Immigration, assimilation are old shoes

Published 12:00 am Friday, October 12, 2007

If my column doesn’t appear in this space next Saturday, there is a good chance the Immigration and Naturalization Service (INS) found me.

You see, with all that’s going on with immigration has got me thinking about my own family history.

My mom and I have this running joke between us that our relatives who came here from the Netherlands somehow got into the country illegally.

No matter how much we search for the port of entry my great-great grandfather, Abram, entered through when he immigrated, we’ve never found it.

Not that this means great pop was legal and came through some port we haven’t research.

But it still leaves a lingering doubt.

So our joke goes that since Abram was a ship hand for liners that crossed the Atlantic, he just decided to become an American his own way, quietly slipping off a ship in port, cloaked by the shadows of the night.

And with the stories we’ve been told about his persona—he very well could have just walked off the ship in broad daylight without a guilty conscience or a legal document.

Abram was a short, stocky man with a not-so-nice disposition probably because he was the oldest of 17 children, 12 of whom he paid to bring to the United States years after he immigrated.

There are a lot of immigration commentaries that say there is a difference between the immigrants that came in the early 1900s and those of today.

But I don’t see the difference.

When people think of immigration today they immediately think: “Latinos or Hispanic. They all need to learn English.”

Suddenly, immigration is transformed into a racial or cultural topic.

Nothing different from the past.

It’s almost a rite of passage for each of the large ethnic groups of immigrants that have come to live here. They’ve had to overcome either a stereotype, language or class barrier.

It was NINA (No Irish Need Apply) with the Irish, the mafia for the Italians and name changes for the Germans.

People have stripped their religions, culture and identity in the name of being an American.

Immigrants have always had to shed that former nationality in order to assimilate into the main population.

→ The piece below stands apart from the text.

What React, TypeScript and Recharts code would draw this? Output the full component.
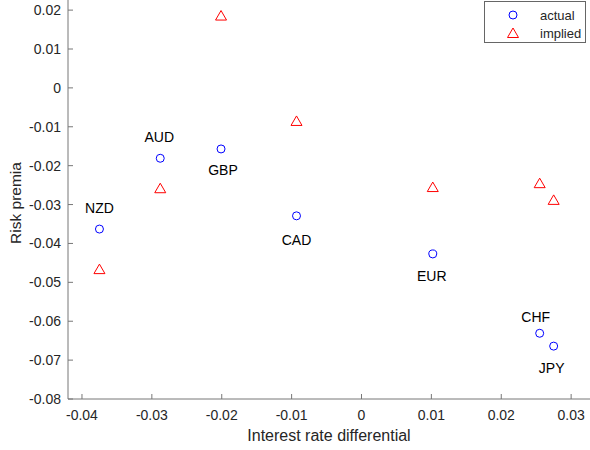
import { Scatter, ScatterChart, XAxis, YAxis } from "recharts";

// currency pairs vs USD
const currencies = ["NZD", "AUD", "GBP", "CAD", "EUR", "CHF", "JPY"];
const rateDiff = [-0.0375, -0.0288, -0.0201, -0.0093, 0.0102, 0.0255, 0.0275];
const actualPremia = [-0.0363, -0.0181, -0.0157, -0.0329, -0.0427, -0.0631, -0.0664];
const impliedPremia = [-0.0466, -0.0258, 0.0186, -0.0085, -0.0255, -0.0245, -0.0288];

const xTicks = [-0.04, -0.03, -0.02, -0.01, 0, 0.01, 0.02, 0.03];
const yTicks = [-0.08, -0.07, -0.06, -0.05, -0.04, -0.03, -0.02, -0.01, 0, 0.01, 0.02];

const actual = currencies.map((name, i) => ({ name, x: rateDiff[i], y: actualPremia[i] }));
const implied = currencies.map((name, i) => ({ name, x: rateDiff[i], y: impliedPremia[i] }));

const FONT = "'Liberation Sans', Arial, Helvetica, sans-serif";
const AXIS = "#777777";
const TEXT = "#262626";

// where each currency label sits relative to its circle (centre offset, px)
const labelPos: Record<string, [number, number]> = {
  NZD: [0, -21],
  AUD: [-1, -21],
  GBP: [2, 21],
  CAD: [0, 24],
  EUR: [-1, 22],
  CHF: [-4, -16],
  JPY: [-2, 22],
};

const Circle = (props: any) => {
  const { cx, cy, payload } = props;
  const [dx, dy] = labelPos[payload.name] ?? [0, -20];
  return (
    <g>
      <circle cx={cx} cy={cy} r={4} fill="none" stroke="#0000ff" strokeWidth={1} />
      <text
        x={cx + dx}
        y={cy + dy + 5}
        textAnchor="middle"
        fontSize={14}
        fontFamily={FONT}
        fill="#000"
      >
        {payload.name}
      </text>
    </g>
  );
};

const Triangle = (props: any) => {
  const { cx, cy } = props;
  return (
    <polygon
      points={`${cx},${cy - 5} ${cx + 5.5},${cy + 4.5} ${cx - 5.5},${cy + 4.5}`}
      fill="none"
      stroke="#ff0000"
      strokeWidth={1}
    />
  );
};

const XLabel = (props: any) => {
  const { viewBox } = props;
  const cx = viewBox.x + viewBox.width / 2;
  return (
    <text x={cx} y={441} textAnchor="middle" fontSize={16} fontFamily={FONT} fill={TEXT}>
      Interest rate differential
    </text>
  );
};

const YLabel = () => (
  <text
    x={21}
    y={203}
    transform="rotate(-90, 21, 203)"
    textAnchor="middle"
    fontSize={15.5}
    fontFamily={FONT}
    fill={TEXT}
  >
    Risk premia
  </text>
);

const Legend = () => (
  <div
    style={{
      position: "absolute",
      left: 484,
      top: 1,
      width: 102,
      height: 42,
      boxSizing: "border-box",
      border: "1px solid #666",
      background: "#fff",
    }}
  >
    <svg width={100} height={40} style={{ display: "block", overflow: "visible" }}>
      <circle cx={28} cy={13} r={4} fill="none" stroke="#0000ff" />
      <text x={55} y={17.5} fontSize={13} fontFamily={FONT} fill={TEXT}>
        actual
      </text>
      <polygon points="28,26 33.5,35.5 22.5,35.5" fill="none" stroke="#ff0000" />
      <text x={55} y={35.5} fontSize={13} fontFamily={FONT} fill={TEXT}>
        implied
      </text>
    </svg>
  </div>
);

export default function App() {
  return (
    <div style={{ position: "absolute", left: 0, top: 0, width: 590, height: 450, background: "#fff" }}>
      <ScatterChart width={590} height={450} margin={{ top: 0, right: 0, bottom: 0, left: 0 }}>
        <XAxis
          type="number"
          dataKey="x"
          domain={[-0.042, 0.0327]}
          ticks={xTicks}
          allowDataOverflow
          height={51}
          stroke={AXIS}
          tickSize={-5}
          tickMargin={16}
          tick={{ fontSize: 14, fill: TEXT, fontFamily: FONT }}
          label={<XLabel />}
        />
        <YAxis
          type="number"
          dataKey="y"
          domain={[-0.08, 0.0226]}
          ticks={yTicks}
          allowDataOverflow
          width={68}
          stroke={AXIS}
          tickSize={-5}
          tickMargin={12}
          tick={{ fontSize: 14, fill: TEXT, fontFamily: FONT }}
          label={<YLabel />}
        />
        <Scatter name="actual" data={actual} shape={Circle} isAnimationActive={false} />
        <Scatter name="implied" data={implied} shape={Triangle} isAnimationActive={false} />
      </ScatterChart>
      <Legend />
    </div>
  );
}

This struggle between the English speaking Americans and foreign immigrants has been around for years in the United States and it still exists today.

Near wars have broken out when panelists on news programs discuss the issue of language in this country.

Many of us have a fit over the “For English, press one” recordings we hear when calling a company.

Why is another language so threatening? Americans are not the ones that will lose their culture…in fact it’s the other way around.

A study by researchers at Princeton University and the University of California at Irvine done on Mexican Americans shows even though 100 percent of the first generation speaks Spanish, only 35 percent speak Spanish by the next generation.

As the generations go on, the numbers get even more dismal—and by the fourth generation only five percent speak Spanish.

Race and culture is not a reason to fear immigrants. Our government’s policies on immigration and illegals should be what is feared.

Whether or not our representatives and our president will come up with something other than building a really big fence is yet to be seen.

My great pop was able to assimilate despite his broken English, up in the air citizenship status and all.

My mom remembers him not speaking much at all because of his thick Dutch accent. Only among his sisters and brothers was his native tongue spoken.

The face of the American will always be an ever evolving characteristic of this country and if that fact ever ceases, this will no longer be the United States of America.